So, here we are, Nikola—another year later and I’m still thinking of you.
There is nothing I don’t remember about you—nothing I will ever forget.
Christmas means something different to each of us. This is for all of you missing loved ones this holiday season. 💔 This is my family’s Christmas story.
I’m not ‘showcasing sadness here. It’s a new beginning.
In an editorial column I wrote years ago, Christmas was approaching. My chief editor looked at me, brows furrowed, a grimace on his face, and said, “Write something happy, Joyce.” I had written hard-hitting articles. He wanted something bright and cheery.
I don’t know if dismay showed on my face. Even if it didn’t, I felt it inside. I didn’t want to disappoint my editor, but I already knew what I was going to write. When I brought my finished piece to him, he said to another in the room, “Print it.” I knew then even as I had failed; I had succeeded.
It’s probably an astute observation on my part that those of you who read this column, and have never met me in other than literary form, have guessed that I’m no spring chicken. I have adult children, wrinkles, and a tendency to claim that my physical form has been filched by that youthful woman (anyone will do) walking through campus.

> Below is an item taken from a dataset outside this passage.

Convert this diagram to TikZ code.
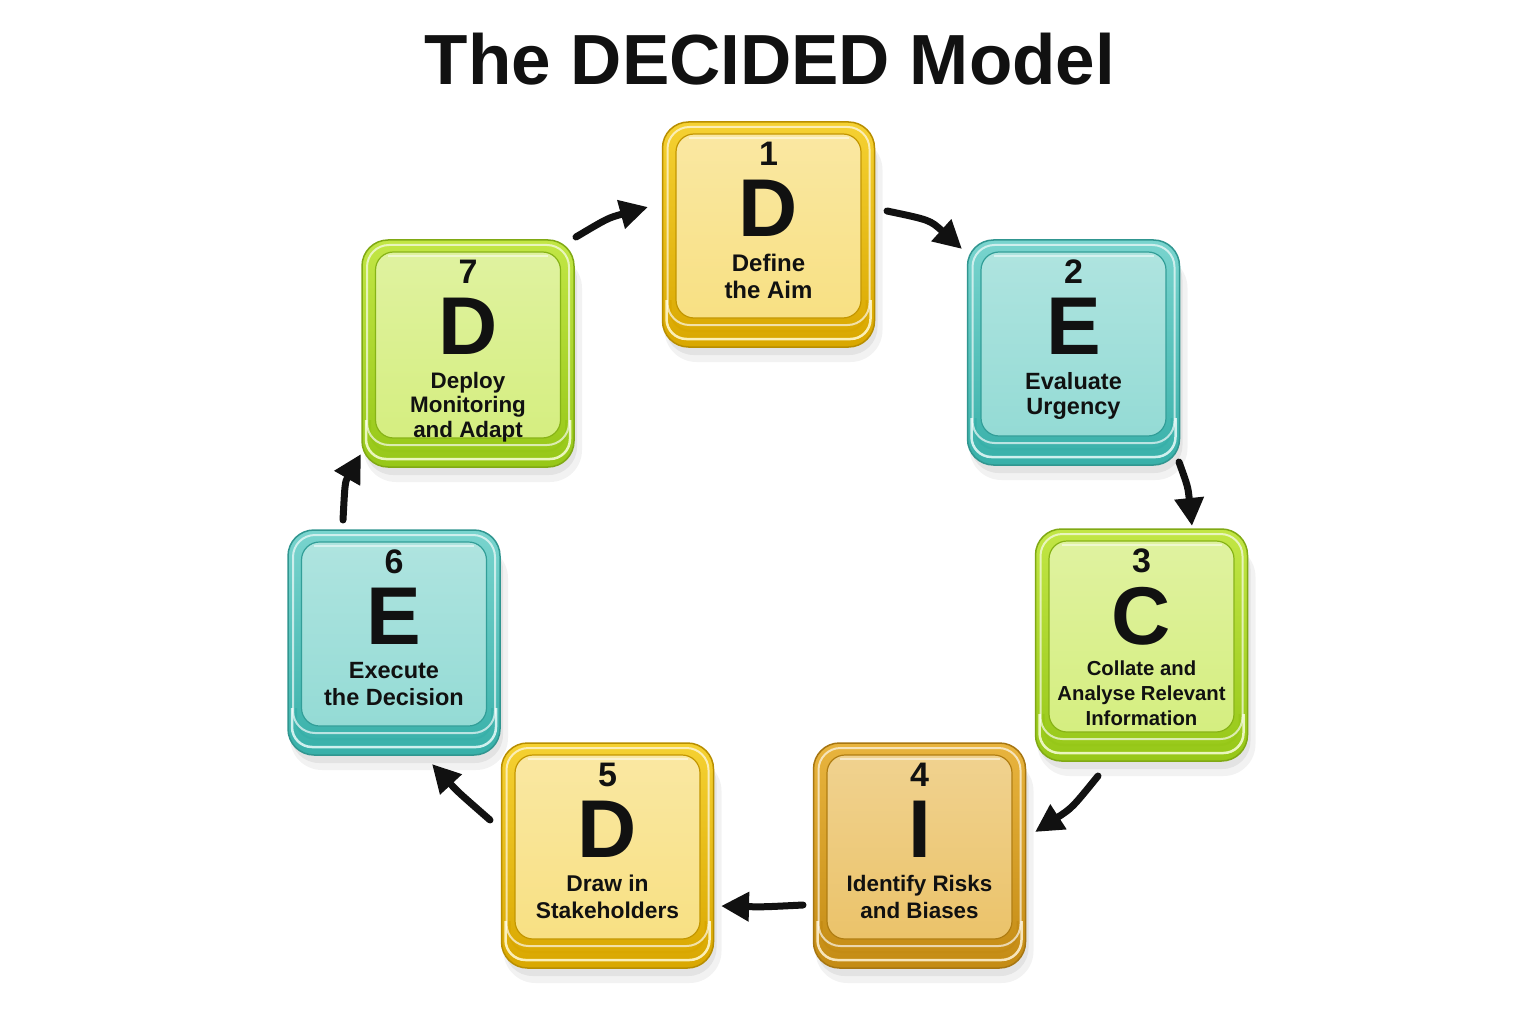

I’m the mother of two grown sons. I spent my youth trying to fulfill my commitment to them, and in doing do so; fulfill a more abstract commitment to society. They are on their way to becoming productive members of that society.
I have quite a few Christmases under my belt. I’ve spent many of them as a single mother struggling to build a mountain of goodies under the tree to experience the glow on my children’s faces on Christmas dawn. I’ve been there—done that, and in these years of my life trudging towards an end rather than a beginning, I have a more solemn view of Christmas. I have a story to tell you about how I came to that point of view.
A spit shy of nineteen years ago, Nicholas was still in my life. No—not Saint Nick—my Nick. He was the love of my life: He was part of my soul. Our children were, then, 3- and 6-years-old. We had separated because he was struggling with demons that came in a bottle. Nick was an alcoholic.
It was the eve of Christmas day when I last saw him. He came to give each of his boys a gift. He came to ask to stay.
I watched him play with the kids for a while. He loved his kids. He’d get on the floor and let them crawl all over him. He’d tickle them and roll them into a ball on his lap. They’d squeeze his nose, and he’d honk like a Canadian goose. He was silly over them.
I don’t think I received more pleasure out of life than when I watched Nick play with the kids
When he exhausted his boys with play, he came into the kitchen. I was balling dough for Christmas cookies into plastic bags for the next day’s activities. I remember him standing across the room from me, leaning against the kitchen sink.
“I’d like to stay,” he said.
There were only a few people who could determine when Nick was intoxicated, and I was one of them. It drove him mad. He’d press to tell him how I knew, but I never did. He could consume a God-awful amount and still stand straight. And—Nick had driven himself to the point where he could be dangerous. The alcohol had chewed away some of the good parts of him, and I could no longer predict what he was capable of doing to me—or to the kids for that matter.
I could smell liquor on him, so I knew he’d been dipping into the bottle. I wasn’t sure of how much until he squashed the tip of his tongue flat on the inside of his teeth and sucked air.
Yes—it was as simple as that: When Nick sucked air through his teeth, he was the wrong side of drunk. I had to say no to his request to stay.
But there was something desperate about him that night, and when he went outside and climbed into his Santa-red truck, I watched from the window. It wouldn’t start. Nick came back inside and used the phone to call a friend to come collect him.
The next morning, I gathered up the kids, pulled the cookie dough out from the fridge and started rolling. [Our boys, always difficult to handle, threw themselves into these types of activities.] I had resolved to make these sessions a tradition as soon as my firstborn was strong enough to press cookie cutters into dough. Each year, we’d cheat and eat bits of uncooked dough; we’d sneak colored sprinkles and silver balls, and we’d wait for the cookies to bake. We’d burn our tongues on hot cookies, then soothe our mouths with cold milk. It was a magic time of the year, and I was as taken with the process as my children were. The phone rang while we were working on the second batch of cookies. The only words I heard my sister-in-law say was,
I didn’t understand at first. I was laughing with the kids. When the realization struck, I dropped the phone to the floor—then I dropped to the floor. I didn’t have to tell my eldest: He just cupped my face in his little hands and pulled my eyes to his.
We buried Christmas a few days later. We tried to make cookies the following year, but something seemed to be missing from the mix. The joys of being together on those days never tasted the same. I stopped trying to make Christmas cookies with the kids a few years after his death.
Don’t get me wrong—the holidays still gave me pleasure. The kids still loved decorating the parts of the tree they could reach. They still received their mountains of presents, and we still loved the celebration of life and family we experienced in the loving arms of my husband’s parents. But if I could do it over again, I would rather Christmas had died in my arms—instead of a cold, dark, lonely apartment on the other side of town.
I miss you, Nick, and I think I always will.